One of the key reasons why webinars are so useful to farmers is because the presenters are mindful of the fact that to retain farmers attention they must put the facts together in a clear, concise way which farmers can understand. One of the best examples of this was the May webinar presented by Queensland DPI’s Maree Bowen on maximizing beef production and profits using high quality forages. Maree condensed an enormous amount of on-farm trial data comparing beef cattle performance on different forages over a number years, into messages which are a great help for decision making around forage use.

This issue of supporting recommendations with research and or on-farm data is critical for effective communication of ideas on which decisions need to be made. Too often speakers at conferences and seminars espouse their farming practice preferences without justifying wider application with relevant data. In the last month I attended two workshops on grazing methods by well-known speakers, each involving travel and approximately 5 hours listening, only to hear anecdotal reasons for their adoption. As well, the recommended practices took no account of local farming conditions making their implementation for my own farm even more tenuous.  Had these speakers used webinars the key issues being presented could have been evaluated quickly for relevance and no time lost to the farm business.

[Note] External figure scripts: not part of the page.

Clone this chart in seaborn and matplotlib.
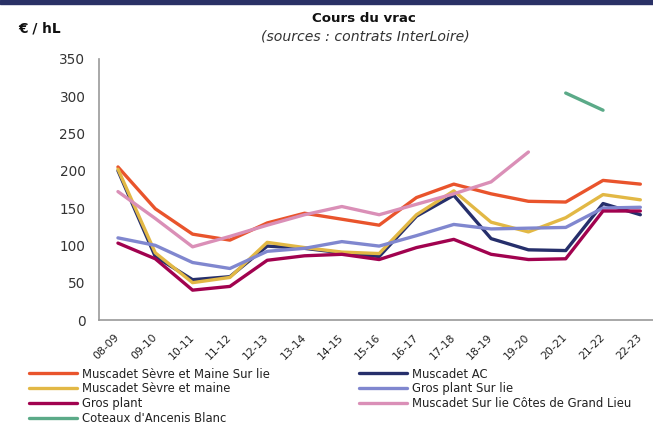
import numpy as np
import pandas as pd
import matplotlib.pyplot as plt
import seaborn as sns

# Campaigns
campagnes = ['08-09', '09-10', '10-11', '11-12', '12-13', '13-14', '14-15', '15-16',
             '16-17', '17-18', '18-19', '19-20', '20-21', '21-22', '22-23']

# Prices in EUR/hL per appellation
sevre_maine_sur_lie = [205, 149, 115, 107, 130, 143, 135, 127, 164, 182, 169, 159, 158, 187, 182]
muscadet_ac = [200, 85, 54, 58, 99, 96, 90, 85, 139, 167, 109, 94, 93, 156, 141]
sevre_maine = [202, 90, 50, 57, 104, 97, 91, 89, 141, 173, 131, 118, 137, 168, 161]
gros_plant_sur_lie = [110, 100, 77, 69, 92, 96, 105, 99, 113, 128, 122, 123, 124, 150, 151]
gros_plant = [103, 82, 40, 45, 80, 86, 88, 81, 97, 108, 88, 81, 82, 146, 146]
grand_lieu = [172, 136, 98, 112, 127, 141, 152, 141, 155, 169, 185, 225, np.nan, np.nan, np.nan]
ancenis_blanc = [np.nan] * 12 + [304, 281, np.nan]

series = {
    'Muscadet Sèvre et Maine Sur lie': (sevre_maine_sur_lie, '#E9542C'),
    'Muscadet AC': (muscadet_ac, '#262F6B'),
    'Muscadet Sèvre et maine': (sevre_maine, '#E2B845'),
    'Gros plant Sur lie': (gros_plant_sur_lie, '#8087CF'),
    'Gros plant': (gros_plant, '#A1024F'),
    'Muscadet Sur lie Côtes de Grand Lieu': (grand_lieu, '#DA8FB7'),
    "Coteaux d'Ancenis Blanc": (ancenis_blanc, '#5BAA88'),
}

sns.set_style('white')
plt.rcParams['font.family'] = ['DejaVu Sans']

fig = plt.figure(figsize=(6.53, 4.26), dpi=100)
ax = fig.add_axes([99.3 / 653, 106 / 426, 559.7 / 653, 261.3 / 426])

pos = np.arange(len(campagnes))
lines = {}
for name, (vals, color) in series.items():
    df = pd.DataFrame({'x': pos, 'y': vals}).dropna()
    sns.lineplot(data=df, x='x', y='y', ax=ax, color=color, linewidth=2.4,
                 label=name, legend=False)
    lines[name] = ax.lines[-1]

ax.set_xlim(-0.5, len(campagnes) - 0.5)
ax.set_ylim(0, 350)
ax.set_yticks(range(0, 351, 50))
ax.set_xticks(pos)
ax.set_xticklabels(campagnes, rotation=45, ha='right', va='center',
                   rotation_mode='anchor', fontsize=7.8, color='#222222')
ax.set_xticks(pos[:-1] + 0.5, minor=True)
ax.tick_params(axis='x', which='major', length=0, pad=11.5)
ax.tick_params(axis='x', which='minor', length=3, color='#999999', width=1, direction='out')
ax.tick_params(axis='y', length=3, color='#999999', width=1, direction='out', labelsize=9.8,
               pad=7, labelcolor='#333333')
ax.set_xlabel('')
ax.set_ylabel('')
for s in ['top', 'right']:
    ax.spines[s].set_visible(False)
for s in ['left', 'bottom']:
    ax.spines[s].set_color('#999999')
    ax.spines[s].set_linewidth(1.2)

# Titles
fig.text(364 / 653, 1 - 18.7 / 426, 'Cours du vrac', ha='center', va='center',
         fontsize=9.6, fontweight='bold', color='#111111')
fig.text(365 / 653, 1 - 37 / 426, '(sources : contrats InterLoire)', ha='center', va='center',
         fontsize=10.1, style='italic', color='#333333')
fig.text(18 / 653, 1 - 28 / 426, '€ / hL', ha='left', va='center', fontsize=9.9,
         fontweight='bold', color='#111111')

# top band
fig.patches.append(plt.Rectangle((0, 1 - 3.5 / 426), 1, 3.5 / 426, transform=fig.transFigure,
                                 color='#2A3166', zorder=5))

order = ['Muscadet Sèvre et Maine Sur lie', 'Muscadet Sèvre et maine', 'Gros plant',
         "Coteaux d'Ancenis Blanc", 'Muscadet AC', 'Gros plant Sur lie',
         'Muscadet Sur lie Côtes de Grand Lieu']
leg = fig.legend([lines[n] for n in order], order, ncol=2, loc='upper left',
                 bbox_to_anchor=(29 / 653, 1 - 367.5 / 426), frameon=False, fontsize=8.4,
                 handlelength=4.1, handletextpad=0.4, columnspacing=7.7,
                 labelspacing=0.17, borderpad=0, borderaxespad=0)
for t in leg.get_texts():
    t.set_color('#222222')

fig.savefig('out.png', dpi=100)
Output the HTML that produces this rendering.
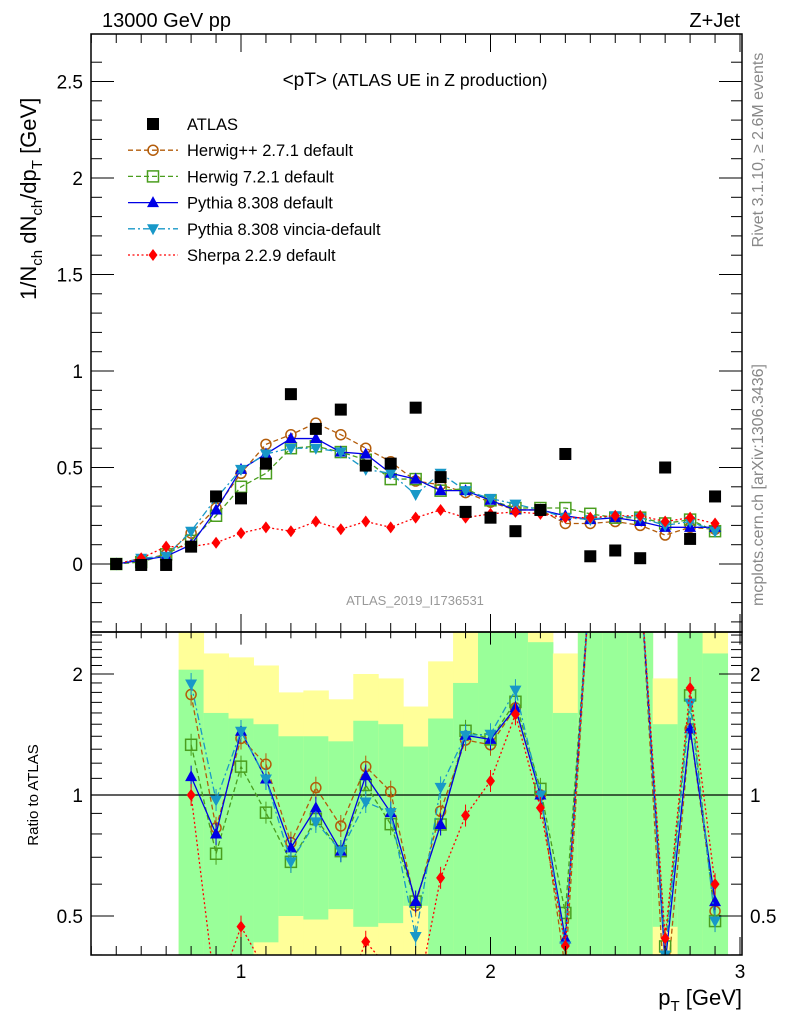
<!DOCTYPE html>
<html><head><meta charset="utf-8"><style>
html,body{margin:0;padding:0;background:#fff;width:786px;height:1024px;overflow:hidden;position:relative;}
svg{display:block;font-family:"Liberation Sans",sans-serif;}
</style></head><body>
<svg id="chart" width="786" height="1024" viewBox="0 0 786 1024" style="position:absolute;left:0;top:0"></svg>
<script>
const xs=[0.5,0.6,0.7,0.8,0.9,1.0,1.1,1.2,1.3,1.4,1.5,1.6,1.7,1.8,1.9,2.0,2.1,2.2,2.3,2.4,2.5,2.6,2.7,2.8,2.9];
const atlas=[0.00,-0.005,-0.005,0.09,0.35,0.34,0.52,0.88,0.70,0.80,0.51,0.52,0.81,0.45,0.27,0.24,0.17,0.28,0.57,0.04,0.07,0.03,0.50,0.13,0.35];
const herwigpp=[0.0,0.02,0.05,0.16,0.29,0.47,0.62,0.67,0.73,0.67,0.60,0.53,0.43,0.41,0.37,0.32,0.28,0.28,0.21,0.21,0.22,0.20,0.15,0.19,0.18];
const herwig7=[0.0,0.01,0.05,0.12,0.25,0.40,0.47,0.60,0.61,0.58,0.54,0.44,0.44,0.38,0.39,0.33,0.29,0.29,0.29,0.26,0.24,0.24,0.21,0.23,0.17];
const pythia=[0.0,0.02,0.04,0.10,0.28,0.49,0.57,0.65,0.65,0.58,0.57,0.47,0.44,0.38,0.38,0.33,0.28,0.28,0.25,0.23,0.24,0.22,0.19,0.19,0.19];
const vincia=[0.0,0.03,0.04,0.17,0.34,0.49,0.57,0.60,0.60,0.58,0.49,0.47,0.36,0.47,0.38,0.34,0.31,0.28,0.24,0.23,0.25,0.24,0.20,0.22,0.17];
const sherpa=[0.0,0.03,0.09,0.09,0.11,0.16,0.19,0.17,0.22,0.18,0.22,0.19,0.24,0.28,0.24,0.26,0.27,0.26,0.24,0.24,0.25,0.25,0.22,0.24,0.21];
const bandX=[0.8,0.9,1.0,1.1,1.2,1.3,1.4,1.5,1.6,1.7,1.8,1.9,2.0,2.1,2.2,2.3,2.4,2.5,2.6,2.7,2.8,2.9];
const yelHi=[3,2.25,2.2,2.1,1.8,1.82,1.73,2.0,1.95,1.66,2.15,3,3,3,3,2.25,3,3,3,1.95,3,3];
const greenHi=[2.05,1.6,1.55,1.5,1.4,1.4,1.36,1.53,1.5,1.32,1.55,1.9,3,2.6,2.4,1.6,3,3,3,1.5,3,2.25];
const greenLo=[0.38,0.38,0.38,0.43,0.5,0.49,0.52,0.47,0.48,0.53,0.4,0.38,0.38,0.38,0.38,0.38,0.38,0.38,0.38,0.47,0.38,0.38];
const yelLo=[0.38,0.38,0.38,0.38,0.38,0.38,0.38,0.38,0.38,0.38,0.38,0.38,0.38,0.38,0.38,0.38,0.38,0.38,0.38,0.38,0.38,0.38];
const yTicks=[0,0.5,1,1.5,2,2.5];
const yTickLabels=["0","0.5","1","1.5","2","2.5"];
const xTicks=[1,2,3];
const xTickLabels=["1","2","3"];
const rTicks=[0.5,1,2];
const rTickLabels=["0.5","1","2"];

const NS="http://www.w3.org/2000/svg";
const svg=document.getElementById('chart');
const L=91,R=742,T=34,MB=632,RB=955;
const X=v=>241+(v-1)*249.5;
const Y=v=>564-v*193;
const RY=v=>795-Math.log2(v)*121;
function mk(tag,attrs,parent){const e=document.createElementNS(NS,tag);for(const k in attrs)e.setAttribute(k,attrs[k]);(parent||svg).appendChild(e);return e;}
function txt(s,attrs,parent){const e=mk('text',attrs,parent);e.textContent=s;return e;}

const defs=mk('defs',{});
const c1=mk('clipPath',{id:'cm'},defs);mk('rect',{x:L,y:T,width:R-L,height:MB-T},c1);
const c2=mk('clipPath',{id:'cr'},defs);mk('rect',{x:L,y:MB,width:R-L,height:RB-MB},c2);

const gb=mk('g',{'clip-path':'url(#cr)'});


bandX.forEach((b,i)=>{
  const x0=X(b-0.05),w=X(b+0.05)-x0;
  const ry=mk('rect',{x:x0,y:RY(yelHi[i]),width:w+0.5,height:RY(yelLo[i])-RY(yelHi[i]),fill:'#ffff99'},gb);
  
  
  const rg=mk('rect',{x:x0,y:RY(greenHi[i]),width:w+0.5,height:RY(greenLo[i])-RY(greenHi[i]),fill:'#99ff99'},gb);
  
  
});
mk('line',{x1:L,x2:R,y1:RY(1),y2:RY(1),stroke:'#000','stroke-width':1.3});

const series=[
 {name:'herwigpp',d:herwigpp,c:'#b35c0a',dash:'5,3',m:'circle'},
 {name:'herwig7',d:herwig7,c:'#4a9e1e',dash:'5,3',m:'square'},
 {name:'pythia',d:pythia,c:'#0000e6',dash:'',m:'tri'},
 {name:'vincia',d:vincia,c:'#1898c8',dash:'7,3,2,3',m:'dtri'},
 {name:'sherpa',d:sherpa,c:'#ff0000',dash:'2,2.5',m:'diamond'}
];
function marker(type,x,y,c,g){
  let e;
  if(type==='circle')e=mk('circle',{cx:x,cy:y,r:5,fill:'#fff','fill-opacity':0,stroke:c,'stroke-width':1.5},g);
  else if(type==='square')e=mk('rect',{x:x-5.5,y:y-5.5,width:11,height:11,fill:'none',stroke:c,'stroke-width':1.5},g);
  else if(type==='tri')e=mk('polygon',{points:`${x},${y-6.5} ${x-6},${y+4.5} ${x+6},${y+4.5}`,fill:c},g);
  else if(type==='dtri')e=mk('polygon',{points:`${x},${y+6.5} ${x-6},${y-4.5} ${x+6},${y-4.5}`,fill:c},g);
  else if(type==='diamond')e=mk('polygon',{points:`${x},${y-6} ${x-4.5},${y} ${x},${y+6} ${x+4.5},${y}`,fill:c},g);
  else e=mk('rect',{x:x-6,y:y-6,width:12,height:12,fill:'#000'},g);
  
  
  return e;
}
const gm=mk('g',{'clip-path':'url(#cm)'});


series.forEach(s=>{
  const g=mk('g',{},gm);
  
  
  mk('polyline',{points:xs.map((x,i)=>X(x)+','+Y(s.d[i])).join(' '),fill:'none',stroke:s.c,'stroke-width':1.3,'stroke-dasharray':s.dash},g);
  xs.forEach((x,i)=>marker(s.m,X(x),Y(s.d[i]),s.c,g));
});
const ga=mk('g',{},gm);


xs.forEach((x,i)=>marker('sq',X(x),Y(atlas[i]),'#000',ga));

const gr=mk('g',{'clip-path':'url(#cr)'});


series.forEach(s=>{
  const g=mk('g',{},gr);
  
  
  const pts=[];
  xs.forEach((x,i)=>{if(x>=0.79){let r=s.d[i]/atlas[i];r=Math.min(Math.max(r,0.3),3.5);pts.push([X(x),RY(r)]);}});
  mk('polyline',{points:pts.map(p=>p.join(',')).join(' '),fill:'none',stroke:s.c,'stroke-width':1.3,'stroke-dasharray':s.dash},g);
  pts.forEach(p=>{mk('line',{x1:p[0],x2:p[0],y1:p[1]-11,y2:p[1]+11,stroke:s.c,'stroke-width':1},g);marker(s.m,p[0],p[1],s.c,g);});
});

mk('rect',{x:L,y:T,width:R-L,height:MB-T,fill:'none',stroke:'#000','stroke-width':1.5});
mk('rect',{x:L,y:MB,width:R-L,height:RB-MB,fill:'none',stroke:'#000','stroke-width':1.5});

for(let v=-0.3;v<=2.7;v+=0.1){const vv=Math.round(v*10)/10;const maj=Math.abs(vv*2-Math.round(vv*2))<1e-6;const len=maj?23:11;
  mk('line',{x1:L,x2:L+len,y1:Y(vv),y2:Y(vv),stroke:'#000','stroke-width':1});
  mk('line',{x1:R,x2:R-len,y1:Y(vv),y2:Y(vv),stroke:'#000','stroke-width':1});}
yTicks.forEach((v,i)=>{const t=txt(yTickLabels[i],{x:L-8,y:Y(v)+7,'font-size':19,'text-anchor':'end'});
  });
for(let v=0.4;v<=3.0001;v+=0.1){const vv=Math.round(v*10)/10;const maj=Math.abs(vv-Math.round(vv))<1e-6;const len=maj?18:9;const x=X(vv);if(x<L||x>R)continue;
  mk('line',{x1:x,x2:x,y1:T,y2:T+len,stroke:'#000','stroke-width':1});
  mk('line',{x1:x,x2:x,y1:MB,y2:MB-len,stroke:'#000','stroke-width':1});
  mk('line',{x1:x,x2:x,y1:MB,y2:MB+len*0.7,stroke:'#000','stroke-width':1});
  mk('line',{x1:x,x2:x,y1:RB,y2:RB-len,stroke:'#000','stroke-width':1});}
xTicks.forEach((v,i)=>{const t=txt(xTickLabels[i],{x:X(v),y:978,'font-size':19,'text-anchor':'middle'});
  });
[0.4,0.5,0.6,0.7,0.8,0.9,1,1.1,1.2,1.3,1.4,1.5,1.6,1.7,1.8,1.9,2,2.1,2.2,2.3,2.4,2.5].forEach(v=>{
  const maj=rTicks.includes(v);const len=maj?23:11;const y=RY(v);if(y<MB||y>RB)return;
  mk('line',{x1:L,x2:L+len,y1:y,y2:y,stroke:'#000','stroke-width':1});
  mk('line',{x1:R,x2:R-len,y1:y,y2:y,stroke:'#000','stroke-width':1});});
rTicks.forEach((v,i)=>{
  const a=txt(rTickLabels[i],{x:L-8,y:RY(v)+7,'font-size':19,'text-anchor':'end'});
  
  const b=txt(rTickLabels[i],{x:R+8,y:RY(v)+7,'font-size':19,'text-anchor':'start'});
  });

const leg=mk('g',{});


const legNames=['ATLAS','Herwig++ 2.7.1 default','Herwig 7.2.1 default','Pythia 8.308 default','Pythia 8.308 vincia-default','Sherpa 2.2.9 default'];
legNames.forEach((n,i)=>{
  const y=124+i*26.2;
  const g=mk('g',{},leg);
  
  
  if(i===0)marker('sq',153,y,'#000',g);
  else{const s=series[i-1];mk('line',{x1:128,x2:178,y1:y,y2:y,stroke:s.c,'stroke-width':1.3,'stroke-dasharray':s.dash},g);marker(s.m,153,y,s.c,g);}
  txt(n,{x:187,y:y+6,'font-size':16.5},g);
});
</script>
<svg width="786" height="1024" style="position:absolute;left:0;top:0;font-family:'Liberation Sans',sans-serif">
<text x="102" y="27" font-size="20">13000 GeV pp</text>
<text x="740" y="27" font-size="20" text-anchor="end">Z+Jet</text>
<text x="415" y="86" font-size="17.5" text-anchor="middle"><tspan font-size="19">&lt;pT&gt;</tspan> (ATLAS UE in Z production)</text>
<text x="415" y="605" font-size="13" fill="#999" text-anchor="middle">ATLAS_2019_I1736531</text>
<text transform="translate(763,150) rotate(-90)" font-size="16" fill="#888" text-anchor="middle">Rivet 3.1.10, ≥ 2.6M events</text>
<text transform="translate(763,485) rotate(-90)" font-size="16" fill="#888" text-anchor="middle">mcplots.cern.ch [arXiv:1306.3436]</text>
<text transform="translate(36,300) rotate(-90)" font-size="22">1/N<tspan font-size="15" dy="6">ch</tspan><tspan dy="-6"> dN</tspan><tspan font-size="15" dy="6">ch</tspan><tspan dy="-6">/dp</tspan><tspan font-size="15" dy="6">T</tspan><tspan dy="-6"> [GeV]</tspan></text>
<text transform="translate(38,795) rotate(-90)" font-size="15" text-anchor="middle">Ratio to ATLAS</text>
<text x="742" y="1005" font-size="22" text-anchor="end">p<tspan font-size="15" dy="6">T</tspan><tspan dy="-6"> [GeV]</tspan></text>
</svg>
</body></html>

Too often I feel some agencies funding workshops and seminars are lured into organising events by “experts” reputations rather than their practical relevance for local farmers to make decisions.

Make more use of webinars

While Queensland DPI is leading the way with webinars, its example could be adopted by other agencies such as MLA, AWI and Sheep CRC. Organisations like the Grassland’s Societies and even the farmer research groups which while focused on providing value for membership are missing a great opportunity to give guest speakers at their conferences a much wider farmer audience. It still amazes me that in this information friendly era, many conferences have presentations that are only available to attendees and other prepared to purchase proceedings. That’s despite the fact that many speakers at these conferences are publically funded to do the research they are giving presentations about.

It would be great learning opportunity for farmers if organisations and businesses post farm gate began using webinars to inform of developments in their sectors.  Here I am thinking of meat, milk and grain buyers and processors. This would be a valuable method of providing transparency into their supply chains and engage with farmers as partners rather as commodity producers.